また、ルマンドのまろやかな甘味の元はココアクリームで、ホワイトクリームをベースにココアを入れて、飽きることなく親しんでもらえるよう工夫されているとのこと。
「発売当初の雑誌の中の記事で『ある主婦は、口のなかへいれると自然にとけて、まろやかな味がするし、うちでは、子供達やおじいちゃんまでみんなルマンドのファンです』といったものが残っています。このことから、発売当初にしてお子さんからお年寄りまで多くの方に好評をいただいたと思います」(ブルボン・広報担当者)
また、今では見慣れたルマンドのパッケージにある「紫色」は、それまでの食品(菓子)にはタブーの色とされていたようで、この点でも業界内で常識をひっくり返す発想だったようです。
「ルマンドのパッケージは、紫を基調としたシンプルで品格のあるデザインとしています。また、キーカラーである紫色と、個性ある生地の形状を美しく見せる外装と個装のレイアウトが特徴的で、袋入り商品のパッケージは、どうしても外装パッケージに重点を置きがちですが、『お茶請け』として菓子器に入れたときにも見栄えの良い個装とする発想から、外装はそれを補う程度にしてシンプルにまとめています。これによって、中身のボリューム感や美味しいお菓子をたくさん提供するというコンセプトが、店頭でアピールできたのではないかと考えています」(ブルボン・広報担当者)
■ルマンドのヒットによって、ブルボンの年間売り上げが1年間で倍増した!
1974年の発売当初のルマンドの価格は2本入り25円(当時)。100円、200円、300円などさまざまなパッケージで販売されましたが、同年5月に150円タイプを発売し、これに合わせてテレビCMを放映。このテレビCMでの訴求効果もあり日本全国に急速に認知が広まります。
「ルマンドのテレビコマーシャルに女優カトリーヌ・ドヌーブさんを起用したことで、 当社の洋風ビスケットのイメージが非常に強く印象づけられました。
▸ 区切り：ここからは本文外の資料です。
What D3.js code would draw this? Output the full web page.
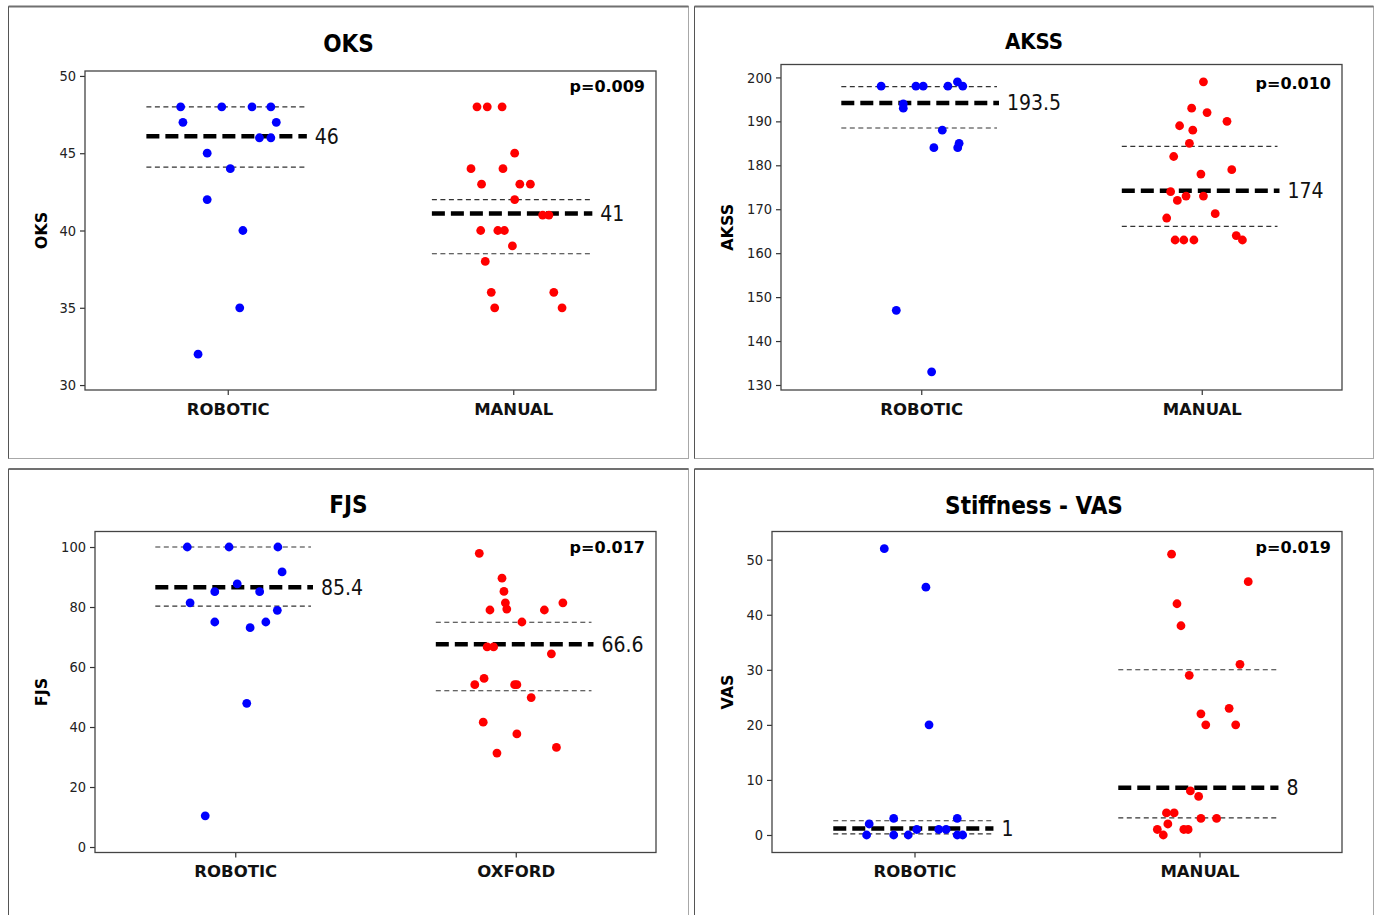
<!DOCTYPE html>
<html>
<head>
<meta charset="utf-8">
<script src="https://cdn.jsdelivr.net/npm/d3@7"></script>
<style>
  body { margin: 0; background: #fff; }
  svg { display: block; }
</style>
</head>
<body>
<div id="chart"></div>
<script>
// ---------- data ----------
// jitter = horizontal offset of each dot, in units of the category step

// OKS
var oksGroups = ["ROBOTIC", "MANUAL"];
var oksRobotic = [48, 48, 48, 48, 47, 47, 46, 46, 45, 44, 42, 40, 35, 32];
var oksRoboticJit = [-0.165, -0.021, 0.085, 0.151, -0.157, 0.170, 0.111, 0.151, -0.072, 0.009, -0.072, 0.053, 0.042, -0.104];
var oksManual = [48, 48, 48, 45, 44, 44, 43, 43, 43, 42, 41, 41, 40, 40, 40, 39, 38, 36, 36, 35, 35];
var oksManualJit = [-0.127, -0.091, -0.039, 0.005, -0.148, -0.036, -0.111, 0.023, 0.060, 0.005, 0.103, 0.125, -0.114, -0.054, -0.031, -0.003, -0.098, -0.077, 0.142, -0.065, 0.171];
var oksMedian = [46.1, 41.1];
var oksMedianLabel = ["46", "41"];
var oksUpper = [48, 42];
var oksLower = [44.1, 38.5];
var oksTicks = [30, 35, 40, 45, 50];
var oksP = "p=0.009";

// AKSS
var akssGroups = ["ROBOTIC", "MANUAL"];
var akssRobotic = [198, 198, 198, 198, 199, 198, 194, 193, 188, 184, 185, 184, 147, 133];
var akssRoboticJit = [-0.143, -0.019, 0.007, 0.095, 0.129, 0.148, -0.064, -0.064, 0.075, 0.045, 0.135, 0.130, -0.089, 0.037];
var akssManual = [199, 193, 192, 190, 189, 188, 185, 182, 179, 178, 174, 173, 173, 172, 169, 168, 163, 163, 163, 164, 163];
var akssManualJit = [0.006, -0.036, 0.019, 0.090, -0.079, -0.032, -0.044, -0.100, 0.107, -0.003, -0.111, -0.056, 0.006, -0.087, 0.048, -0.125, -0.095, -0.064, -0.028, 0.123, 0.145];
var akssMedian = [194.2, 174.2];
var akssMedianLabel = ["193.5", "174"];
var akssUpper = [197.9, 184.3];
var akssLower = [188.5, 166.1];
var akssTicks = [130, 140, 150, 160, 170, 180, 190, 200];
var akssP = "p=0.010";

// FJS
var fjsGroups = ["ROBOTIC", "OXFORD"];
var fjsRobotic = [100, 100, 100, 91.7, 87.7, 85.1, 85.1, 81.4, 78.9, 75, 75, 73.1, 47.9, 10.4];
var fjsRoboticJit = [-0.171, -0.022, 0.152, 0.167, 0.007, -0.073, 0.087, -0.161, 0.150, -0.073, 0.109, 0.053, 0.041, -0.107];
var fjsOxford = [97.9, 89.6, 85.2, 81.4, 79.3, 79, 79, 81.4, 75, 66.7, 66.7, 64.4, 56.2, 54.1, 54.1, 54.1, 49.8, 41.6, 37.7, 33.2, 31.3];
var fjsOxfordJit = [-0.130, -0.049, -0.042, -0.037, -0.032, -0.092, 0.102, 0.168, 0.022, -0.102, -0.079, 0.127, -0.113, -0.146, -0.004, 0.004, 0.055, -0.116, 0.004, 0.145, -0.067];
var fjsMedian = [86.6, 67.6];
var fjsMedianLabel = ["85.4", "66.6"];
var fjsUpper = [100, 74.9];
var fjsLower = [80.3, 52.1];
var fjsTicks = [0, 20, 40, 60, 80, 100];
var fjsP = "p=0.017";

// Stiffness - VAS
var vasGroups = ["ROBOTIC", "MANUAL"];
var vasRobotic = [52, 45, 20, 3, 3, 2, 1, 1, 1, 0, 0, 0, 0, 0];
var vasRoboticJit = [-0.106, 0.040, 0.051, -0.073, 0.150, -0.159, 0.008, 0.085, 0.111, -0.168, -0.073, -0.022, 0.150, 0.169];
var vasManual = [51, 46, 42, 38, 31, 29, 23, 22, 20, 20, 8, 7, 4, 4, 3, 3, 2, 1, 1, 1, 0];
var vasManualJit = [-0.098, 0.171, -0.079, -0.065, 0.142, -0.036, 0.104, 0.005, 0.022, 0.127, -0.032, -0.003, -0.116, -0.089, 0.005, 0.060, -0.111, -0.148, -0.055, -0.040, -0.127];
var vasMedian = [1.2, 8.6];
var vasMedianLabel = ["1", "8"];
var vasUpper = [2.6, 30];
var vasLower = [0.2, 3.1];
var vasTicks = [0, 10, 20, 30, 40, 50];
var vasP = "p=0.019";

var groupColors = ["#0000ff", "#ff0000"];

// ---------- layout ----------
var W = 1378, H = 915;
var condensed = "'DejaVu Sans Condensed', 'DejaVu Sans', sans-serif";
var plain = "'DejaVu Sans', Verdana, sans-serif";

var panels = [
  { title: "OKS", yLabel: "OKS", groups: oksGroups,
    values: [oksRobotic, oksManual], jit: [oksRoboticJit, oksManualJit],
    median: oksMedian, medianLabel: oksMedianLabel, upper: oksUpper, lower: oksLower,
    ticks: oksTicks, p: oksP, domain: [29.68, 50.32],
    frame: { x: 8.5, y: 6.5, w: 680, h: 452 },
    plot: { l: 85, t: 71, r: 656, b: 390 }, titleY: 52, titleSize: 24, pY: 92 },
  { title: "AKSS", yLabel: "AKSS", groups: akssGroups,
    values: [akssRobotic, akssManual], jit: [akssRoboticJit, akssManualJit],
    median: akssMedian, medianLabel: akssMedianLabel, upper: akssUpper, lower: akssLower,
    ticks: akssTicks, p: akssP, domain: [128.86, 202.94],
    frame: { x: 694.5, y: 6.5, w: 679, h: 452 },
    plot: { l: 781, t: 64.5, r: 1342, b: 390 }, titleY: 49, titleSize: 22, pY: 89 },
  { title: "FJS", yLabel: "FJS", groups: fjsGroups,
    values: [fjsRobotic, fjsOxford], jit: [fjsRoboticJit, fjsOxfordJit],
    median: fjsMedian, medianLabel: fjsMedianLabel, upper: fjsUpper, lower: fjsLower,
    ticks: fjsTicks, p: fjsP, domain: [-1.83, 105.17],
    frame: { x: 8.5, y: 469, w: 680, h: 460 },
    plot: { l: 95, t: 531.5, r: 656, b: 852.5 }, titleY: 513, titleSize: 24, pY: 553 },
  { title: "Stiffness - VAS", yLabel: "VAS", groups: vasGroups,
    values: [vasRobotic, vasManual], jit: [vasRoboticJit, vasManualJit],
    median: vasMedian, medianLabel: vasMedianLabel, upper: vasUpper, lower: vasLower,
    ticks: vasTicks, p: vasP, domain: [-3.18, 55.12],
    frame: { x: 694.5, y: 469, w: 679, h: 460 },
    plot: { l: 772, t: 531.5, r: 1342, b: 852.5 }, titleY: 514, titleSize: 24, pY: 553 }
];

var svg = d3.select("#chart").append("svg")
  .attr("width", W).attr("height", H);

svg.append("rect").attr("width", W).attr("height", H).attr("fill", "#fff");

panels.forEach(function (p) {
  var g = svg.append("g");
  var f = p.frame;

  // outer panel frame
  g.append("rect")
    .attr("x", f.x).attr("y", f.y).attr("width", f.w).attr("height", f.h)
    .attr("fill", "none").attr("stroke", "#a8a8a8").attr("stroke-width", 1);
  g.append("line")
    .attr("x1", f.x).attr("x2", f.x + f.w).attr("y1", f.y).attr("y2", f.y)
    .attr("stroke", "#707070").attr("stroke-width", 2);
  g.append("line")
    .attr("x1", f.x).attr("x2", f.x).attr("y1", f.y).attr("y2", f.y + f.h)
    .attr("stroke", "#555").attr("stroke-width", 1);

  // title
  g.append("text")
    .attr("x", f.x + f.w / 2).attr("y", p.titleY)
    .attr("text-anchor", "middle")
    .style("font-family", condensed).style("font-weight", "bold").style("font-size", p.titleSize + "px")
    .text(p.title);

  var pl = p.plot;
  var x = d3.scalePoint().domain(p.groups).range([pl.l, pl.r]).padding(0.5);
  var y = d3.scaleLinear().domain(p.domain).range([pl.b, pl.t]);
  var step = x.step();
  var hwL = 0.285 * step, hwR = 0.27 * step;

  // y axis
  var yAxis = g.append("g")
    .attr("transform", "translate(" + pl.l + ",0)")
    .call(d3.axisLeft(y).tickValues(p.ticks).tickSize(5).tickSizeOuter(0).tickPadding(4));
  yAxis.select(".domain").remove();
  yAxis.selectAll("line").attr("stroke", "#333").attr("stroke-width", 1.2);
  yAxis.selectAll("text")
    .attr("fill", "#222")
    .style("font-family", condensed).style("font-size", "14.5px");

  // x axis
  var xAxis = g.append("g")
    .attr("transform", "translate(0," + pl.b + ")")
    .call(d3.axisBottom(x).tickSize(5).tickSizeOuter(0).tickPadding(8));
  xAxis.select(".domain").remove();
  xAxis.selectAll("line").attr("stroke", "#333").attr("stroke-width", 1.2);
  xAxis.selectAll("text")
    .attr("fill", "#111")
    .style("font-family", plain).style("font-weight", "bold").style("font-size", "16.5px");

  // plot box
  g.append("rect")
    .attr("x", pl.l).attr("y", pl.t).attr("width", pl.r - pl.l).attr("height", pl.b - pl.t)
    .attr("fill", "none").attr("stroke", "#444").attr("stroke-width", 1.3);

  // y label
  g.append("text")
    .attr("transform", "translate(" + (f.x + 38) + "," + (pl.t + pl.b) / 2 + ") rotate(-90)")
    .attr("text-anchor", "middle")
    .style("font-family", plain).style("font-weight", "bold").style("font-size", "16px")
    .text(p.yLabel);

  // p value
  g.append("text")
    .attr("x", pl.r - 11).attr("y", p.pY)
    .attr("text-anchor", "end")
    .style("font-family", plain).style("font-weight", "bold").style("font-size", "16px")
    .text(p.p);

  p.groups.forEach(function (grp, i) {
    var cx = x(grp);

    // thin dashed interval lines
    [p.upper[i], p.lower[i]].forEach(function (v) {
      g.append("line")
        .attr("x1", cx - hwL).attr("x2", cx + hwR)
        .attr("y1", y(v)).attr("y2", y(v))
        .attr("stroke", "#333").attr("stroke-width", 1.1)
        .attr("stroke-dasharray", "5,3.5");
    });

    // median line
    g.append("line")
      .attr("x1", cx - hwL).attr("x2", cx + hwR + 2)
      .attr("y1", y(p.median[i])).attr("y2", y(p.median[i]))
      .attr("stroke", "#000").attr("stroke-width", 4.5)
      .attr("stroke-dasharray", "13,6");

    g.append("text")
      .attr("x", cx + hwR + 10).attr("y", y(p.median[i]))
      .attr("dy", "0.36em")
      .attr("fill", "#111")
      .style("font-family", condensed).style("font-size", "21px")
      .text(p.medianLabel[i]);

    // points
    g.selectAll(null)
      .data(p.values[i].map(function (v, k) { return { v: v, j: p.jit[i][k] }; }))
      .enter()
      .append("circle")
      .attr("cx", function (d) { return cx + d.j * step; })
      .attr("cy", function (d) { return y(d.v); })
      .attr("r", 4.4)
      .attr("fill", groupColors[i]);
  });
});
</script>
</body>
</html>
また、発売以後ルマンドは生産が追いつかず、生産設備を昼夜兼行で設置するなど、その後の新工場の建設へ繋がりました。他の商品はもちろんのこと、当時、ルマンドの生産設備の建設や商品の製造、営業など当社社員に多くの経験をもたらした商品であったと思います」(ブルボン・広報担当者)
言わば、その急激なヒットによる「嬉しい悲鳴」をあげることになりましたが、中には納品を待ちきれない問屋のトラックがブルボン(当時の社名は北日本食品工業株式会社)の工場まで買い付けに来たという逸話もあるほど。これらのルマンドの大ヒットによって、1974年から1975年にかけてのブルボンの年間売り上げは、なんと200億円から405億円とわずか1年間で倍増。ブルボンはもちろん、菓子業界にとってもかなりの革命的お菓子だったことは言うに及びません。
■どことなくストイックな印象のルマンドにも複数のシリーズ商品がある!
このようにルマンドは、もはやブルボンの代表的な商品に。発売以降48年間、他社からの類似商品が出ていないことから言っても、当初からの開発力の高さがうかがえます。これらのことから、ストイックにその味を守り続ける印象のルマンドですが、シリーズ商品も豊富。これまでにホワイトクリーム、キャラメルクリームなどの季節限定商品や、高級仕様のものなど数多くの商品がリリースされ、現在もオリジナルのルマンドの他に複数のシリーズ商品があります。
ミニタイプのキャラメル&ココアの詰め合わせのミニルマンドFS、携帯性に優れたパウチ形態のひとくちルマンド、アイスクリームの中にミニタイプのルマンドを丸ごと入れたルマンドアイス、さらに昨年春にリリースされたひと回り大きいサイズの贅沢ルマンドが販売されています。
つまり、ルマンド本来が持つ素晴らしさ、美味しい味は守り続けながらも、時代ごとのニーズに沿ったシリーズ商品も展開し続けていると言えそうですが、さらなる未来に対し、多くの人々にとってルマンドがどうあってほしいかについても最後に聞いてみました。
「お菓子は、それ自体が持っているおいしさや楽しさに加え、笑顔を引き出し人の心をやさしくしたり、豊かにしてくれる不思議な力があります。人と人とのコミュニケーションや会話の真ん中にお菓子があることにより、多くの方の笑顔に繋がっていってほしいと考えています」(ブルボン・広報担当者)
昭和、平成、令和と3時代を駆け抜け、今なお多くの人々に親しまれ愛され続けているブルボンのルマンド。これから先の未来にも、この味は引き継がれていくはずです。